Percy Newby, Appellee, v. Martin Yellin, Appellant.

Gen. No. 8,135.

*527Opinion filed May 22, 1930.

Lester James Galvin, for appellant; Frank G. Plain and John G. Plain, of counsel.

Charles A. Darling, for appellee.

Mr. Justice Jones

delivered the opinion of the court.

Percy Newby recovered a judgment for $100 against Martin Tellin before a justice of the peace on June 20, 1928. On June 30, 1928, Tellin filed an appeal bond in the office of the clerk of the city court of Aurora, and paid the clerk the sum of $5 as the fee for filing and docketing the case in that court. Thereupon the bond was approved and the cause docketed. Tellin did not within 20 days after the judgment was entered by the justice of the peace pay the fee provided by law for the transcript of the record, and has never paid it to the clerk or to the justice, and has never procured or filed in the office of the clerk of the city court any such transcript.

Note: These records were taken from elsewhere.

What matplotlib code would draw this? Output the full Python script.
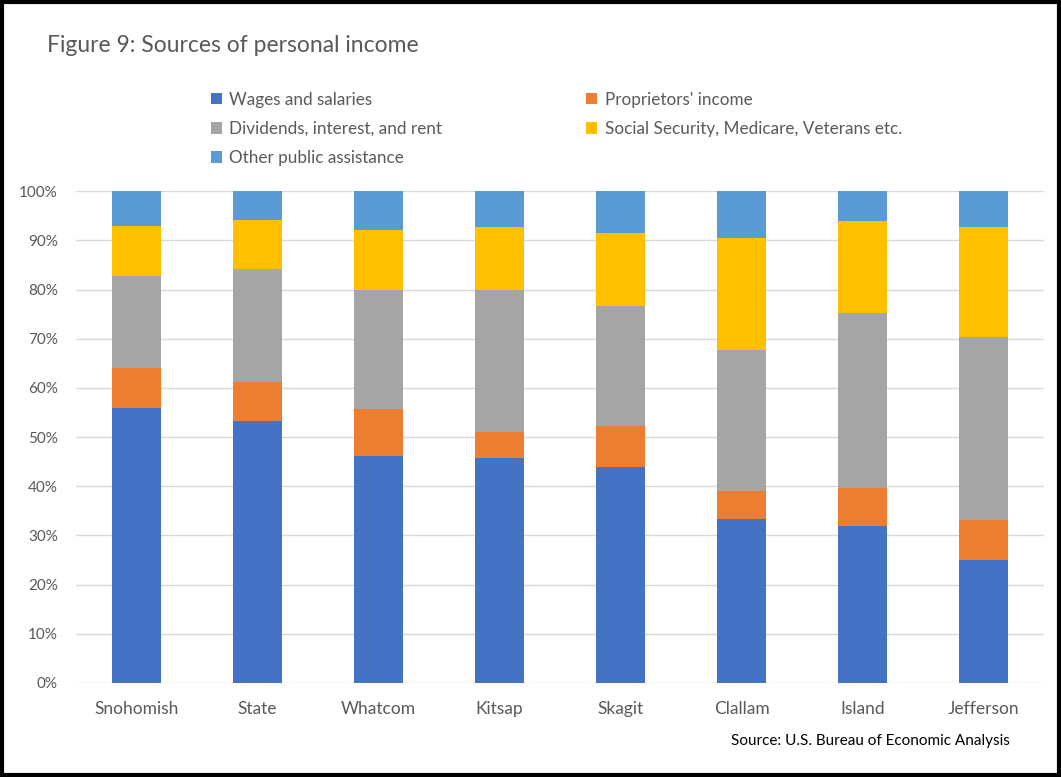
import numpy as np
import matplotlib.pyplot as plt
from matplotlib.patches import Rectangle
from matplotlib.ticker import PercentFormatter

plt.rcParams['font.family'] = ['Lato', 'DejaVu Sans']

# Доли источников дохода по округам, %
counties = ['Snohomish', 'State', 'Whatcom', 'Kitsap', 'Skagit', 'Clallam', 'Island', 'Jefferson']
wages = [56.0, 53.3, 46.2, 45.7, 44.0, 33.3, 31.9, 25.1]
proprietors = [8.0, 7.9, 9.5, 5.3, 8.2, 5.8, 7.8, 8.0]
dividends = [18.8, 23.0, 24.1, 29.0, 24.5, 28.7, 35.6, 37.3]
social_security = [10.2, 9.9, 12.2, 12.8, 14.8, 22.7, 18.6, 22.4]
other_assistance = [7.0, 5.9, 8.0, 7.2, 8.5, 9.5, 6.1, 7.2]

series = [
    ('Wages and salaries', wages, '#4472C4'),
    ("Proprietors' income", proprietors, '#ED7D31'),
    ('Dividends, interest, and rent', dividends, '#A5A5A5'),
    ('Social Security, Medicare, Veterans etc.', social_security, '#FFC000'),
    ('Other public assistance', other_assistance, '#5B9BD5'),
]

fig = plt.figure(figsize=(10.61, 7.77), dpi=100)
ax = fig.add_axes([0.0716, 0.121, 0.9124, 0.633])

x = np.arange(len(counties))
bottom = np.zeros(len(counties))
handles = {}
for name, values, color in series:
    vals = np.array(values) / 100
    bars = ax.bar(x, vals, 0.4, bottom=bottom, color=color, label=name, zorder=3)
    handles[name] = bars
    bottom += vals

ax.set_xlim(-0.5, len(counties) - 0.5)
ax.set_ylim(0, 1)
ax.set_yticks(np.arange(0, 1.01, 0.1))
ax.yaxis.set_major_formatter(PercentFormatter(1.0, decimals=0))
ax.set_xticks(x)
ax.set_xticklabels(counties)
ax.tick_params(axis='both', length=0, colors='#595959')
ax.tick_params(axis='y', pad=13, labelsize=11)
ax.tick_params(axis='x', pad=13, labelsize=12.5)
ax.grid(axis='y', color='#D9D9D9', linewidth=1, zorder=0)
for s in ax.spines.values():
    s.set_visible(False)

# Заголовок и подпись источника
fig.text(0.0443, 0.942, 'Figure 9: Sources of personal income', fontsize=16.5,
         color='#595959', va='center', ha='left')
fig.text(0.952, 0.046, 'Source: U.S. Bureau of Economic Analysis', fontsize=11,
         color='black', va='center', ha='right')

# Легенда: порядок по строкам, две колонки
order = ['Wages and salaries', 'Dividends, interest, and rent', 'Other public assistance',
         "Proprietors' income", 'Social Security, Medicare, Veterans etc.']
fig.legend([handles[n] for n in order], order, ncol=2, frameon=False,
           loc='upper left', bbox_to_anchor=(0.184, 0.902), fontsize=12.3,
           labelcolor='#595959', handlelength=0.65, handleheight=0.65,
           handletextpad=0.45, columnspacing=8.4, labelspacing=0.78)

# Рамка вокруг рисунка
fig.patches.append(Rectangle((0.002, 0.003), 0.996, 0.995, transform=fig.transFigure,
                             fill=False, edgecolor='black', linewidth=3))

plt.savefig('out.png', dpi=100)
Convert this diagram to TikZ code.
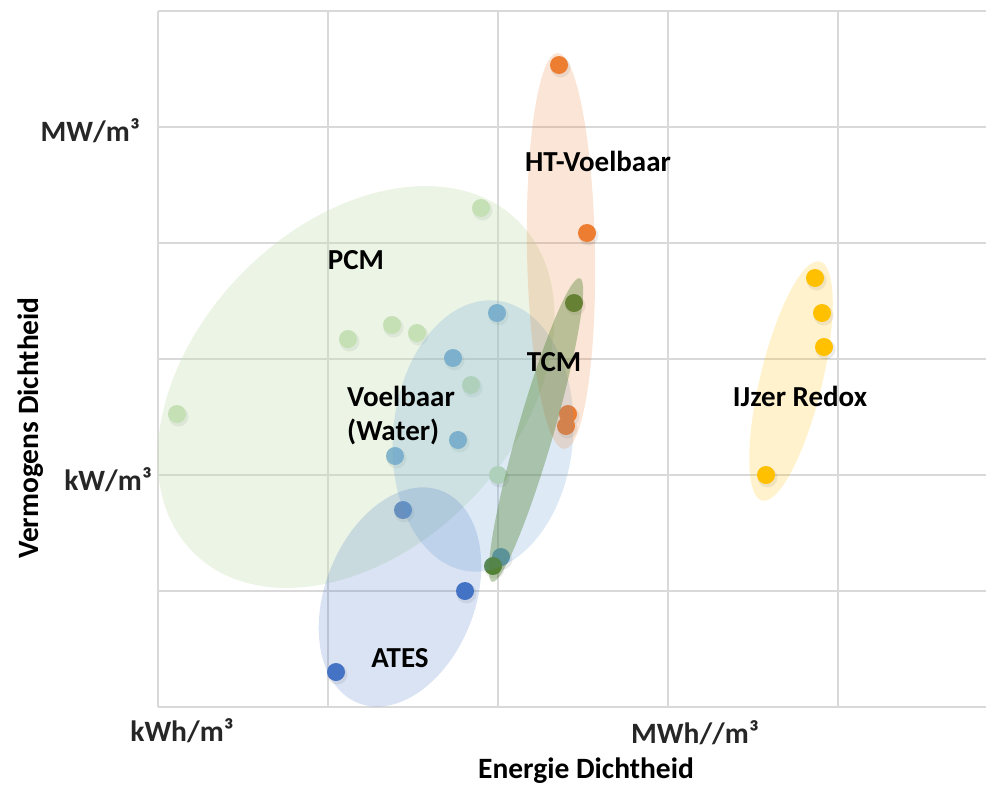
\documentclass[tikz,border=0pt]{standalone}
\usepackage{fontspec}
\setmainfont{Carlito}
\usetikzlibrary{calc, positioning}

\definecolor{gridgray}{HTML}{D9D9D9}
\definecolor{pcmgreen}{HTML}{C5E0B4}
\definecolor{waterblue}{HTML}{629FD6}
\definecolor{atesblue}{HTML}{4472C4}
\definecolor{tcmgreen}{HTML}{548235}
\definecolor{htorange}{HTML}{ED7D31}
\definecolor{redoxyellow}{HTML}{FFC000}
\definecolor{ticktext}{HTML}{262626}

\tikzset{
  gridline/.style={draw=gridgray, line width=1.6pt},
  dotshadow/.style={fill=black, fill opacity=0.08},
  blob/.style={fill=#1, fill opacity=0.2},
  grouplabel/.style={font=\bfseries\fontsize{29}{34}\selectfont, inner sep=0pt},
  ticklabel/.style={font=\bfseries\fontsize{29.5}{34}\selectfont, text=ticktext, inner sep=0pt},
  axistitle/.style={font=\bfseries\fontsize{29.5}{34}\selectfont, inner sep=0pt}
}

\begin{document}
\begin{tikzpicture}[x=1pt, y=-1pt]
  \useasboundingbox (0,0) rectangle (986,785);
  % Grid
  \foreach \gx in {158,328,498,668,838}
    \draw[gridline] (\gx,11) -- (\gx,707);
  \foreach \gy in {11,127,243,359,475,591,707}
    \draw[gridline] (158,\gy) -- (986,\gy);
  % PCM points
  \foreach \px/\py in {481/208, 348/339, 392/325, 417/333, 177/414, 471/385, 498/475}
    {\fill[dotshadow] (\px+1.5,\py+2.5) circle (10);
     \fill[pcmgreen] (\px,\py) circle (9);}
  % Voelbaar (Water) points
  \foreach \px/\py in {497/313, 453/358, 458/440, 395/456, 501/557}
    {\fill[dotshadow] (\px+1.5,\py+2.5) circle (10);
     \fill[waterblue] (\px,\py) circle (9);}
  % ATES points
  \foreach \px/\py in {403/510, 465/591, 336/672}
    {\fill[dotshadow] (\px+1.5,\py+2.5) circle (10);
     \fill[atesblue] (\px,\py) circle (9);}
  % TCM points
  \foreach \px/\py in {574/303, 493/566}
    {\fill[dotshadow] (\px+1.5,\py+2.5) circle (10);
     \fill[tcmgreen] (\px,\py) circle (9);}
  % HT-Voelbaar points
  \foreach \px/\py in {559/65, 587/233, 568/414, 566/426}
    {\fill[dotshadow] (\px+1.5,\py+2.5) circle (10);
     \fill[htorange] (\px,\py) circle (9);}
  % IJzer Redox points
  \foreach \px/\py in {815/278, 822/313, 824/347, 766/475}
    {\fill[dotshadow] (\px+1.5,\py+2.5) circle (10);
     \fill[redoxyellow] (\px,\py) circle (9);}
  % Clouds
  \fill[blob=pcmgreen, fill opacity=0.35, rotate around={46:(356,387)}] (356,387) ellipse [x radius=232, y radius=161];
  \fill[blob=waterblue, fill opacity=0.22, rotate around={84.6:(483,436)}] (483,436) ellipse [x radius=136, y radius=90];
  \fill[blob=atesblue, rotate around={68.6:(400,597)}] (400,597) ellipse [x radius=114, y radius=75];
  \fill[blob=htorange, rotate around={91:(561,251)}] (561,251) ellipse [x radius=198, y radius=34];
  \fill[blob=tcmgreen, fill opacity=0.38, rotate around={73.9:(536,430)}] (536,430) ellipse [x radius=158, y radius=18];
  \fill[blob=redoxyellow, rotate around={76.4:(791,381)}] (791,381) ellipse [x radius=123, y radius=31];
  % Labels
  \node[grouplabel] (pcm) at (356,260) {PCM};
  \node[grouplabel] (ht) at (598,161) {HT-Voelbaar};
  \node[grouplabel] (tcm) at (554,362) {TCM};
  \node[grouplabel, align=left, anchor=west] (water) at (347,416) {Voelbaar\\(Water)};
  \node[grouplabel] (redox) at (800,396) {IJzer Redox};
  \node[grouplabel] (ates) at (400,658) {ATES};
  % Axes
  \node[ticklabel, anchor=east] (mw) at (140,131) {MW/m³};
  \node[ticklabel, anchor=east] (kw) at (152,480) {kW/m³};
  \node[ticklabel] (kwh) at (182,731) {kWh/m³};
  \node[ticklabel] (mwh) at (695,733) {MWh//m³};
  \node[axistitle] (xtitle) at (586,771) {Energie Dichtheid};
  \node[axistitle, rotate=90] (ytitle) at (31,428) {Vermogens Dichtheid};
\end{tikzpicture}
\end{document}
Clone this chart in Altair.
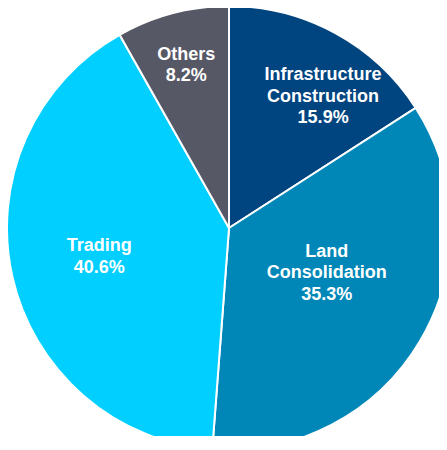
import altair as alt
import pandas as pd

categories = ["Infrastructure\nConstruction", "Land\nConsolidation", "Trading", "Others"]
shares = [15.9, 35.3, 40.6, 8.2]
colors = ["#004480", "#0087B7", "#00CFFF", "#575866"]

df = pd.DataFrame({
    "category": categories,
    "share": shares,
    "order": list(range(len(categories))),
})
df["label"] = df["category"] + "\n" + df["share"].map(lambda v: f"{v:.1f}%")

CX, CY, R = 221, 220, 222
LH = 21.5

base = alt.Chart(df).encode(
    theta=alt.Theta("share:Q", stack=True),
    order=alt.Order("order:Q"),
    x=alt.value(CX),
    y=alt.value(CY),
)

pie = base.mark_arc(radius=R, stroke="white", strokeWidth=2).encode(
    color=alt.Color("category:N", scale=alt.Scale(domain=categories, range=colors), legend=None)
)

# per-label placement (layout)
label_layout = {
    "Infrastructure\nConstruction": dict(radius=161, dx=17, dy=10),
    "Land\nConsolidation": dict(radius=108, dx=5, dy=-10),
    "Trading": dict(radius=133, dx=0, dy=0),
    "Others": dict(radius=168, dx=0, dy=0),
}

layers = [pie]
for cat in categories:
    lay = label_layout[cat]
    n_lines = cat.count("\n") + 2
    layers.append(
        base.mark_text(
            radius=lay["radius"], dx=lay["dx"], dy=lay["dy"] - (n_lines - 1) * LH / 2,
            font="Liberation Sans", fontWeight="bold", fontSize=18,
            color="white", lineBreak="\n", lineHeight=LH,
            align="center", baseline="middle",
        ).encode(
            text="label:N",
            opacity=alt.condition(alt.datum.category == cat, alt.value(1), alt.value(0)),
        )
    )

chart = alt.layer(*layers).properties(
    width=431, height=428,
    autosize=alt.AutoSizeParams(type="none"),
    padding=0,
).configure_view(stroke=None)

chart.save("out.html", embed_options={"renderer": "svg", "actions": False})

On December 5, 1928, Newby paid for and obtained from the justice of the peace a transcript of the record. *528On April 25, 1929, a stipulation embodying the above facts was filed and on the same day Newby filed a motion to dismiss the appeal. An order dismissing the appeal was entered on April 30, 1929, and this appeal is prosecuted to reverse that order.

The question arising on the record is whether or not an appellant is required to pay the cost of a transcript within 20 days from the rendition of a judgment by a justice of the peace, in order to perfect an appeal. Section 14 of the Fees and Salaries Act (j[ 27, ch. 53, Cahill’s 1929 Rev. Stat.) provides for the advance payment of an appeal fee of $5 in each case of an appeal from or petition for a writ of certiorari to a justice of the peace. By section 40 of the same act it is provided that justices of the peace shall be entitled to collect a fee of $1 for each transcript. Section 1, Art. X, ch. 79, Cahill’s Rev. Stat., as amended July 1, 1919, provides that, “The party praying for an appeal shall, within 20 days from the rendition of the judgment, pay the fee provided by law for the filing of such appeal and enter into bond with security to be approved, and . . . The justice shall, within 20 days after the filing of the bond with him and the payment of the appeal fee, or the service upon him of the supersedeas, deliver to the clerk of the court to which the appeal is taken, all the papers in the case and a transcript of his docket in the case.” The requirement that the appeal fee be paid within the time prescribed is mandatory, whether the appeal bond be filed with the justice of the peace or in the court to which the appeal is taken.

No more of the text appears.